Aytmatov, 1956'da Yazarlar Birliği üyesi olur. 1959 yılında Komünist Parti'ye üye kabul edilir. Kırgızistan Edebiyatı (Literaturnaya Kırgızistan) adlı yayın organında redaktörlük yapar. 1963'te Lenin Ödülü'nü alan Aytmatov 1959-67 yılları arasında Novy Mir’in editörlüğünü yapar. Aynı yıl Kırgızistan Milli Yazarı seçilir. 1960-1980 yılları arasında SSCB Yüksek Sovyetine milletvekili olarak seçilir. 1978 tarihinde Yüksek Sovyet Prezidyum’u tarafından Sosyalist İşçi Kahramanı ödülü ile ödüllendirilir. 1968’de Büyük Sovyet Edebiyat Ödülü’nü kazanır. 1980’de bu ödülü ikinci ve 1983 yılında ise üçüncü kez kazanır. SSCB’nin son devlet başkanı Mihail Gorbaçov döneminde Sovyet Parlamentosu Kültür ve Ulusal Diller Komitesi Başkanlığı ve Sovyet Yazarlar Birliği Sekreterliği görevlerinde bulunur.
Kırgızistan Meclisi'nde Talas Bölgesi Milletvekilliğinin yanı sıra Kırgızistan'ın Benelux Devletleri ve Fransa Büyükelçiliğini de yapar. Ayrıca Avrupa Birliği, NATO, UNESCO delegeliği de yapar. Uluslararası Cengiz Aytmatov Vakfı Onur Başkanlığı’nı da yapan Aytmatov’un oğlu Askar Aytmatov Kırgızistan’a Dışişleri Bakanı oldu.
Cengiz Aytmatov Post-Sovyet coğrafyasının dünya edebiyatında en tanınmış simasıydı. Aytmatov’un eserleri 165’ten fazla dile çevrilmiş, eserleri 60 milyon adetten fazla baskı yapmış ve birçok romanı filme çekilmiştir.
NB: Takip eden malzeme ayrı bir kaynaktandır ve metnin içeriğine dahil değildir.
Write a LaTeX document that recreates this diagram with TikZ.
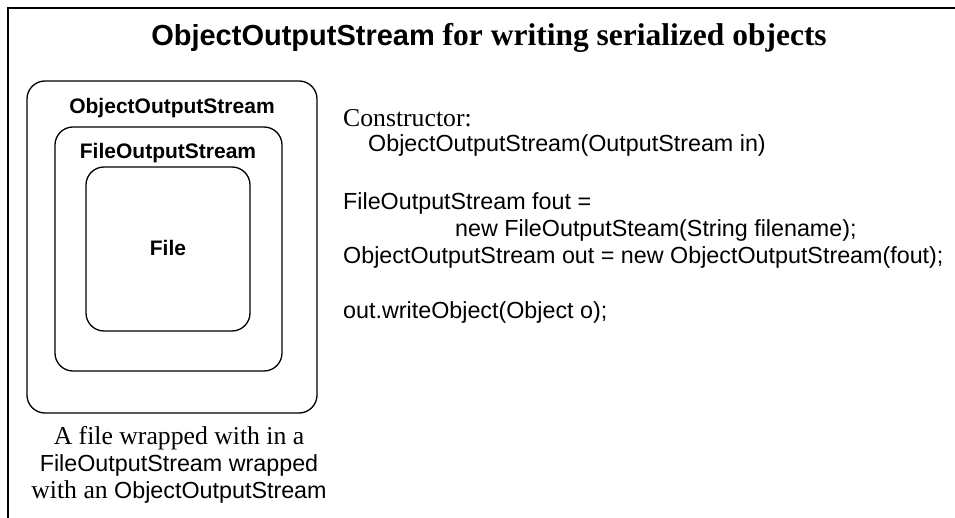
\documentclass[tikz,border=0pt]{standalone}
\usepackage{fontspec}
\setmainfont{Liberation Serif}
\setsansfont{Liberation Sans}
\newcommand{\serfont}{\rmfamily\fontsize{25.7}{27}\selectfont}
\begin{document}
\begin{tikzpicture}[x=1pt,y=-1pt,
  box/.style={draw, line width=1.3pt, rounded corners=18pt, inner sep=0},
  lbl/.style={font=\sffamily\bfseries\fontsize{21}{25}\selectfont, inner sep=0},
  code/.style={anchor=west, inner sep=0, font=\sffamily\fontsize{23.3}{27}\selectfont}]
\useasboundingbox (0,0) rectangle (955,518);
\draw[line width=2pt] (8,518) -- (8,8) -- (955,8);
\node[inner sep=0] (title) at (489,38) {\bfseries{\sffamily\fontsize{29}{34}\selectfont ObjectOutputStream}{\rmfamily\fontsize{31.5}{34}\selectfont{} for writing serialized objects}};
\node[box, minimum width=290pt, minimum height=332pt] (outer) at (172,247) {};
\node[box, minimum width=227pt, minimum height=244pt] (middle) at (168.5,249) {};
\node[box, minimum width=164pt, minimum height=164pt] (inner) at (168,249) {};
\node[lbl] (lo) at (172,108) {ObjectOutputStream};
\node[lbl] (lm) at (168,153) {FileOutputStream};
\node[lbl] (li) at (168,248) {File};
\node[inner sep=0, align=center, font=\sffamily\fontsize{23.3}{27}\selectfont] (cap) at (179,465)
  {{\serfont A file wrapped with in a}\\FileOutputStream wrapped\\{\serfont with an} ObjectOutputStream};
\node[code] (cons) at (343,118) {\serfont Constructor:};
\node[code] (ctor) at (368,145) {ObjectOutputStream(OutputStream in)};
\node[code] (fout) at (343,203) {FileOutputStream fout =};
\node[code] (newf) at (455,230) {new FileOutputSteam(String filename);};
\node[code] (oos) at (343,257) {ObjectOutputStream out = new ObjectOutputStream(fout);};
\node[code] (wr) at (343,312) {out.writeObject(Object o);};
\end{tikzpicture}
\end{document}
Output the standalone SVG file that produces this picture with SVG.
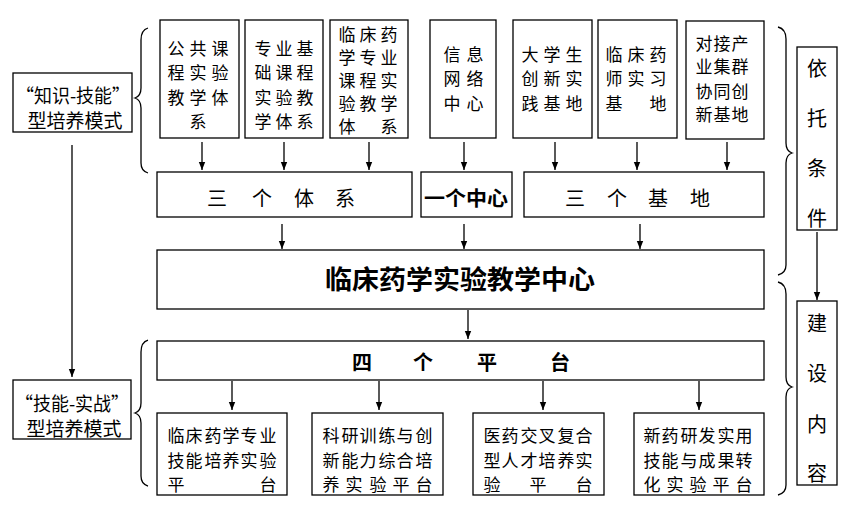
<svg xmlns="http://www.w3.org/2000/svg" width="862" height="505" viewBox="0 0 862 505">
<defs>
<style>
.b{fill:#fff;stroke:#000;stroke-width:1.3}
text{font-family:"Noto Sans CJK SC","Noto Sans CJK JP",sans-serif;fill:#000;dominant-baseline:central;text-anchor:middle}
.s{font-size:17px}
.m{font-size:19px}
.h{font-size:20px}
.bd{font-weight:bold}
.c line,.c path{stroke:#000;stroke-width:1.3;fill:none}
</style>
<marker id="a" viewBox="0 0 10 10" refX="10" refY="5" markerWidth="8" markerHeight="8" markerUnits="userSpaceOnUse" orient="auto">
<path d="M0,1 L10,5 L0,9 Z" fill="#000"/>
</marker>
</defs>
<rect width="862" height="505" fill="#fff"/>

<g class="c" id="connectors">
<line x1="202" y1="142" x2="202" y2="170" marker-end="url(#a)"/>
<line x1="284" y1="142" x2="284" y2="170" marker-end="url(#a)"/>
<line x1="369" y1="142" x2="369" y2="170" marker-end="url(#a)"/>
<line x1="464" y1="142" x2="464" y2="170" marker-end="url(#a)"/>
<line x1="555" y1="142" x2="555" y2="170" marker-end="url(#a)"/>
<line x1="637" y1="142" x2="637" y2="170" marker-end="url(#a)"/>
<line x1="727" y1="142" x2="727" y2="170" marker-end="url(#a)"/>
<line x1="282" y1="224" x2="282" y2="249" marker-end="url(#a)"/>
<line x1="464" y1="224" x2="464" y2="249" marker-end="url(#a)"/>
<line x1="640" y1="224" x2="640" y2="249" marker-end="url(#a)"/>
<line x1="468" y1="310" x2="468" y2="339" marker-end="url(#a)"/>
<line x1="232" y1="381" x2="232" y2="410" marker-end="url(#a)"/>
<line x1="379" y1="381" x2="379" y2="410" marker-end="url(#a)"/>
<line x1="543" y1="381" x2="543" y2="410" marker-end="url(#a)"/>
<line x1="699" y1="381" x2="699" y2="410" marker-end="url(#a)"/>
<line x1="72" y1="145" x2="72" y2="377" marker-end="url(#a)"/>
<line x1="817" y1="232" x2="817" y2="300" marker-end="url(#a)"/>
<path d="M148,28 Q141,30 141,40 L141,88 Q141,96 135,98 Q141,100 141,108 L141,163 Q141,171 148,173"/>
<path d="M148,340 Q141,342 141,352 L141,403 Q141,411 135,413 Q141,415 141,423 L141,476 Q141,484 148,486"/>
<path d="M778,27 Q786,29 786,39 L786,143 Q786,151 792,153 Q786,155 786,163 L786,265 Q786,273 778,275"/>
<path d="M778,282 Q786,284 786,294 L786,377 Q786,385 792,387 Q786,389 786,397 L786,485 Q786,493 778,495"/>
</g>

<g id="n-zhishi">
<rect class="b" x="13" y="73" width="119" height="59"/>
<text class="m" x="73" y="94" textLength="114" lengthAdjust="spacingAndGlyphs">“知识-技能”</text>
<text class="m" x="75" y="119">型培养模式</text>
</g>
<g id="n-jineng">
<rect class="b" x="13" y="380" width="118" height="59"/>
<text class="m" x="72" y="402" textLength="114" lengthAdjust="spacingAndGlyphs">“技能-实战”</text>
<text class="m" x="74" y="427">型培养模式</text>
</g>

<g id="n-gonggong">
<rect class="b" x="160" y="20" width="79" height="118"/>
<text class="s" x="176 198 220" y="47">公共课</text>
<text class="s" x="176 198 220" y="71">程实验</text>
<text class="s" x="176 198 220" y="96">教学体</text>
<text class="s" x="198" y="120">系</text>
</g>
<g id="n-zhuanye">
<rect class="b" x="245" y="20" width="78" height="118"/>
<text class="s" x="263 284 305" y="47">专业基</text>
<text class="s" x="263 284 305" y="71">础课程</text>
<text class="s" x="263 284 305" y="96">实验教</text>
<text class="s" x="263 284 305" y="120">学体系</text>
</g>
<g id="n-linchuang">
<rect class="b" x="330" y="20" width="78" height="118"/>
<text class="s" x="347 368 389" y="33">临床药</text>
<text class="s" x="347 368 389" y="56">学专业</text>
<text class="s" x="347 368 389" y="79">课程实</text>
<text class="s" x="347 368 389" y="102">验教学</text>
<text class="s" x="347 389" y="125">体系</text>
</g>
<g id="n-xinxi">
<rect class="b" x="430" y="20" width="66" height="118"/>
<text class="s" x="452 475" y="53">信息</text>
<text class="s" x="452 475" y="77">网络</text>
<text class="s" x="452 475" y="102">中心</text>
</g>
<g id="n-daxuesheng">
<rect class="b" x="513" y="20" width="79" height="118"/>
<text class="s" x="530 552 574" y="53">大学生</text>
<text class="s" x="530 552 574" y="77">创新实</text>
<text class="s" x="530 552 574" y="102">践基地</text>
</g>
<g id="n-yaoshi">
<rect class="b" x="598" y="20" width="79" height="118"/>
<text class="s" x="614 636 658" y="53">临床药</text>
<text class="s" x="614 636 658" y="77">师实习</text>
<text class="s" x="614 658" y="102">基地</text>
</g>
<g id="n-duijie">
<rect class="b" x="686" y="21" width="78" height="118"/>
<text class="s" x="704 722 740" y="42">对接产</text>
<text class="s" x="704 722 740" y="65">业集群</text>
<text class="s" x="704 722 740" y="90">协同创</text>
<text class="s" x="704 722 740" y="113">新基地</text>
</g>

<g id="n-santixi">
<rect class="b" x="157" y="172" width="255" height="45"/>
<text class="h" x="217 262 304 345" y="197">三个体系</text>
</g>
<g id="n-yigezhongxin">
<rect class="b" x="421" y="172" width="91" height="45"/>
<text class="h bd" x="466" y="197" textLength="84" lengthAdjust="spacingAndGlyphs">一个中心</text>
</g>
<g id="n-sanjidi">
<rect class="b" x="524" y="172" width="240" height="45"/>
<text class="h" x="575 617 658 700" y="197">三个基地</text>
</g>

<g id="n-center">
<rect class="b" x="157" y="250" width="607" height="59"/>
<text class="bd" style="font-size:26px" x="460" y="277" textLength="270" lengthAdjust="spacingAndGlyphs">临床药学实验教学中心</text>
</g>

<g id="n-sipingtai">
<rect class="b" x="157" y="341" width="607" height="39"/>
<text class="h bd" x="362 423 487 560" y="361">四个平台</text>
</g>

<g id="n-p1">
<rect class="b" x="157" y="413" width="130" height="82"/>
<text class="s" x="176 194 213 231 249 268" y="434">临床药学专业</text>
<text class="s" x="176 194 213 231 249 268" y="459">技能培养实验</text>
<text class="s" x="176 268" y="483">平台</text>
</g>
<g id="n-p2">
<rect class="b" x="312" y="413" width="131" height="82"/>
<text class="s" x="331 350 368 387 405 424" y="434">科研训练与创</text>
<text class="s" x="331 350 368 387 405 424" y="459">新能力综合培</text>
<text class="s" x="331 354 378 401 424" y="483">养实验平台</text>
</g>
<g id="n-p3">
<rect class="b" x="473" y="413" width="131" height="82"/>
<text class="s" x="492 510 529 547 566 584" y="434">医药交叉复合</text>
<text class="s" x="492 510 529 547 566 584" y="459">型人才培养实</text>
<text class="s" x="492 538 584" y="483">验平台</text>
</g>
<g id="n-p4">
<rect class="b" x="634" y="413" width="130" height="82"/>
<text class="s" x="652 670 689 707 726 744" y="434">新药研发实用</text>
<text class="s" x="652 670 689 707 726 744" y="459">技能与成果转</text>
<text class="s" x="652 675 698 721 744" y="483">化实验平台</text>
</g>

<g id="n-yituo">
<rect class="b" x="797" y="47" width="40" height="183"/>
<text class="h" x="817" y="67">依</text>
<text class="h" x="817" y="117">托</text>
<text class="h" x="817" y="167">条</text>
<text class="h" x="817" y="217">件</text>
</g>
<g id="n-jianshe">
<rect class="b" x="797" y="301" width="40" height="184"/>
<text class="h" x="817" y="322">建</text>
<text class="h" x="817" y="372">设</text>
<text class="h" x="817" y="423">内</text>
<text class="h" x="817" y="472">容</text>
</g>
</svg>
Türk Dünyası’nın Nobeli çoktan hak etmiş bu ulu çınarı 12 Aralık’ta doğumunun 80. yıldönümünü kutlayacaktı. Kırgızistan’da bunun için büyük hazırlıklar yapılmıştı. Türkiye’den de büyük bir heyet gidecekti. TÜRKSOY Aytmatov’a hasredilmiş bir toplantı yapacak ve onu Nobel Edebiyat Ödülü’ne aday gösterecekti. Olmadı… “Elveda Issık Göl”, diyerek memleketine veda etti. "Merhaba, Beyaz Gemi, ben geldim!" diyerek sonsuzluk gemisine bindi ve hakkın rahmetine kavuştu.